#### [SOURCE RECORDS]
--- Start ---

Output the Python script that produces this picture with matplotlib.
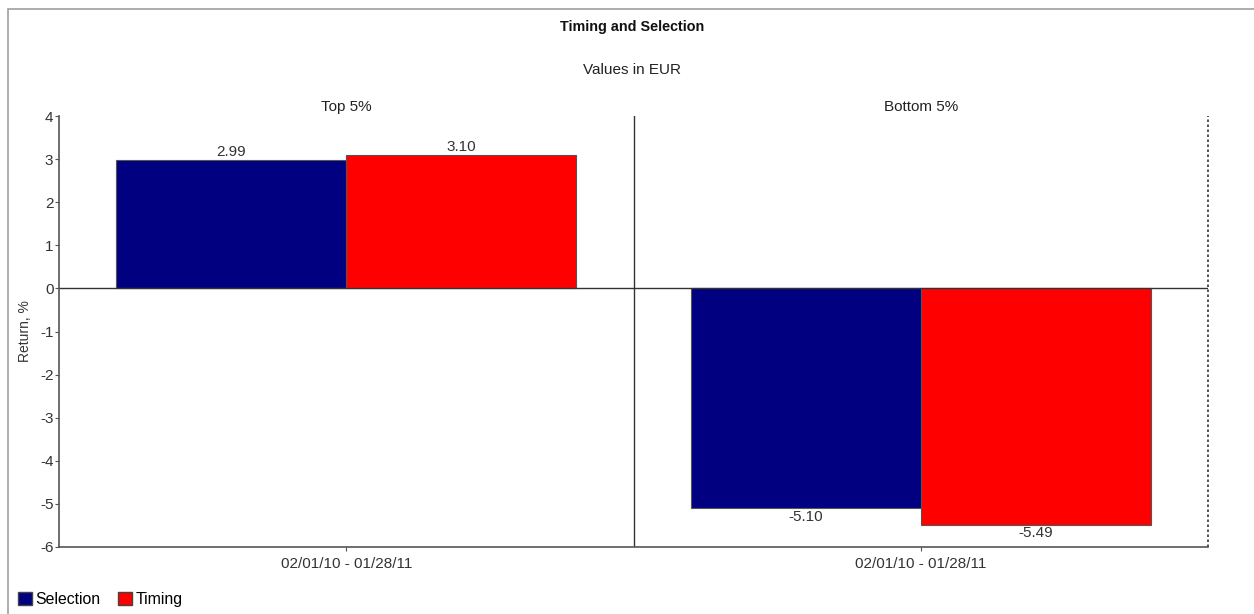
import matplotlib
matplotlib.use('Agg')
import matplotlib.pyplot as plt
from matplotlib.patches import Patch, Rectangle

plt.rcParams['font.family'] = ['Liberation Sans', 'DejaVu Sans']
plt.rcParams['axes.unicode_minus'] = False

# data
groups = ['Top 5%', 'Bottom 5%']
period = '02/01/10 - 01/28/11'
selection = [2.99, -5.10]
timing = [3.10, -5.49]
series_names = ['Selection', 'Timing']
colors = ['#000080', '#FF0000']

fig = plt.figure(figsize=(12.54, 6.14), dpi=100)
W, H = 1254.0, 614.0

# outer frame
fig.patches.append(Rectangle((8 / W, -0.1), 1.2, 1 - 9 / H + 0.1, transform=fig.transFigure,
                             fill=False, edgecolor='#a0a0a0', linewidth=1.2))

ax = fig.add_axes([59 / W, 1 - 547 / H, (1208 - 59) / W, (547 - 116) / H])

w = 0.4
centers = [0.5, 1.5]
for i, c in enumerate(centers):
    b1 = ax.bar(c - w / 2, selection[i], width=w, color=colors[0], edgecolor='#555555', linewidth=0.8)
    b2 = ax.bar(c + w / 2, timing[i], width=w, color=colors[1], edgecolor='#555555', linewidth=0.8)
    for bars, v in [(b1, selection[i]), (b2, timing[i])]:
        rect = bars[0]
        ax.annotate('%.2f' % v, (rect.get_x() + rect.get_width() / 2, v),
                    xytext=(0, 0.5 if v >= 0 else -1), textcoords='offset points',
                    ha='center', va='bottom' if v >= 0 else 'top', fontsize=11, color='#333333')
    ax.text(c, 1.005, groups[i], transform=ax.get_xaxis_transform(), ha='center', va='bottom',
            fontsize=11, color='#222222')

ax.set_xlim(0, 2)
ax.set_ylim(-6, 4)
ax.set_yticks(range(-6, 5))
ax.set_xticks(centers)
ax.set_xticklabels([period, period])
ax.axhline(0, color='#333333', linewidth=1)
ax.axvline(1, color='#333333', linewidth=1)
ax.axvline(2, color='#333333', linewidth=1.2, linestyle=(0, (1.5, 1.5)), clip_on=False)

for s in ['top', 'right']:
    ax.spines[s].set_visible(False)
for s in ['left', 'bottom']:
    ax.spines[s].set_color('#555555')
    ax.spines[s].set_linewidth(1.2)
ax.tick_params(axis='y', length=3, color='#555555', labelsize=11, labelcolor='#333333', pad=1)
ax.tick_params(axis='x', length=3, color='#555555', labelsize=11, labelcolor='#333333', pad=4)
ax.set_ylabel('Return, %', fontsize=10, color='#333333', labelpad=6)

fig.text(632 / W, 1 - 27 / H, 'Timing and Selection', ha='center', va='center',
         fontsize=10.4, fontweight='bold', color='#111111')
fig.text(632 / W, 1 - 70 / H, 'Values in EUR', ha='center', va='center', fontsize=11, color='#222222')

handles = [Patch(facecolor=colors[0], edgecolor='#444444'), Patch(facecolor=colors[1], edgecolor='#444444')]
fig.legend(handles, series_names, loc='lower left', bbox_to_anchor=(11 / W, 0.0), ncol=2, frameon=False,
           fontsize=11.4, handlelength=0.9, handleheight=0.9, handletextpad=0.2, columnspacing=1.1,
           borderaxespad=0.05)

fig.savefig('out.png', dpi=100)
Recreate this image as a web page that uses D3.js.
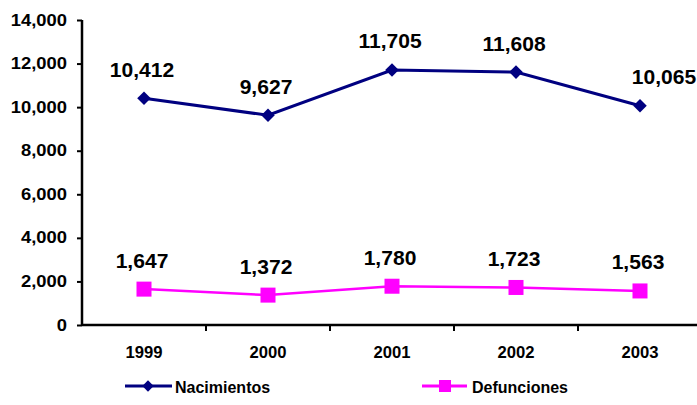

--- End ---

#### [WRITTEN REQUEST]
Output, exactly, all the records above; include no pictures.

#### [FULL ANSWER]
Output the Python script that produces this picture with matplotlib.
import matplotlib
matplotlib.use('Agg')
import matplotlib.pyplot as plt
from matplotlib.patches import Patch, Rectangle

plt.rcParams['font.family'] = ['Liberation Sans', 'DejaVu Sans']
plt.rcParams['axes.unicode_minus'] = False

# data
groups = ['Top 5%', 'Bottom 5%']
period = '02/01/10 - 01/28/11'
selection = [2.99, -5.10]
timing = [3.10, -5.49]
series_names = ['Selection', 'Timing']
colors = ['#000080', '#FF0000']

fig = plt.figure(figsize=(12.54, 6.14), dpi=100)
W, H = 1254.0, 614.0

# outer frame
fig.patches.append(Rectangle((8 / W, -0.1), 1.2, 1 - 9 / H + 0.1, transform=fig.transFigure,
                             fill=False, edgecolor='#a0a0a0', linewidth=1.2))

ax = fig.add_axes([59 / W, 1 - 547 / H, (1208 - 59) / W, (547 - 116) / H])

w = 0.4
centers = [0.5, 1.5]
for i, c in enumerate(centers):
    b1 = ax.bar(c - w / 2, selection[i], width=w, color=colors[0], edgecolor='#555555', linewidth=0.8)
    b2 = ax.bar(c + w / 2, timing[i], width=w, color=colors[1], edgecolor='#555555', linewidth=0.8)
    for bars, v in [(b1, selection[i]), (b2, timing[i])]:
        rect = bars[0]
        ax.annotate('%.2f' % v, (rect.get_x() + rect.get_width() / 2, v),
                    xytext=(0, 0.5 if v >= 0 else -1), textcoords='offset points',
                    ha='center', va='bottom' if v >= 0 else 'top', fontsize=11, color='#333333')
    ax.text(c, 1.005, groups[i], transform=ax.get_xaxis_transform(), ha='center', va='bottom',
            fontsize=11, color='#222222')

ax.set_xlim(0, 2)
ax.set_ylim(-6, 4)
ax.set_yticks(range(-6, 5))
ax.set_xticks(centers)
ax.set_xticklabels([period, period])
ax.axhline(0, color='#333333', linewidth=1)
ax.axvline(1, color='#333333', linewidth=1)
ax.axvline(2, color='#333333', linewidth=1.2, linestyle=(0, (1.5, 1.5)), clip_on=False)

for s in ['top', 'right']:
    ax.spines[s].set_visible(False)
for s in ['left', 'bottom']:
    ax.spines[s].set_color('#555555')
    ax.spines[s].set_linewidth(1.2)
ax.tick_params(axis='y', length=3, color='#555555', labelsize=11, labelcolor='#333333', pad=1)
ax.tick_params(axis='x', length=3, color='#555555', labelsize=11, labelcolor='#333333', pad=4)
ax.set_ylabel('Return, %', fontsize=10, color='#333333', labelpad=6)

fig.text(632 / W, 1 - 27 / H, 'Timing and Selection', ha='center', va='center',
         fontsize=10.4, fontweight='bold', color='#111111')
fig.text(632 / W, 1 - 70 / H, 'Values in EUR', ha='center', va='center', fontsize=11, color='#222222')

handles = [Patch(facecolor=colors[0], edgecolor='#444444'), Patch(facecolor=colors[1], edgecolor='#444444')]
fig.legend(handles, series_names, loc='lower left', bbox_to_anchor=(11 / W, 0.0), ncol=2, frameon=False,
           fontsize=11.4, handlelength=0.9, handleheight=0.9, handletextpad=0.2, columnspacing=1.1,
           borderaxespad=0.05)

fig.savefig('out.png', dpi=100)
Recreate this image as a web page that uses D3.js.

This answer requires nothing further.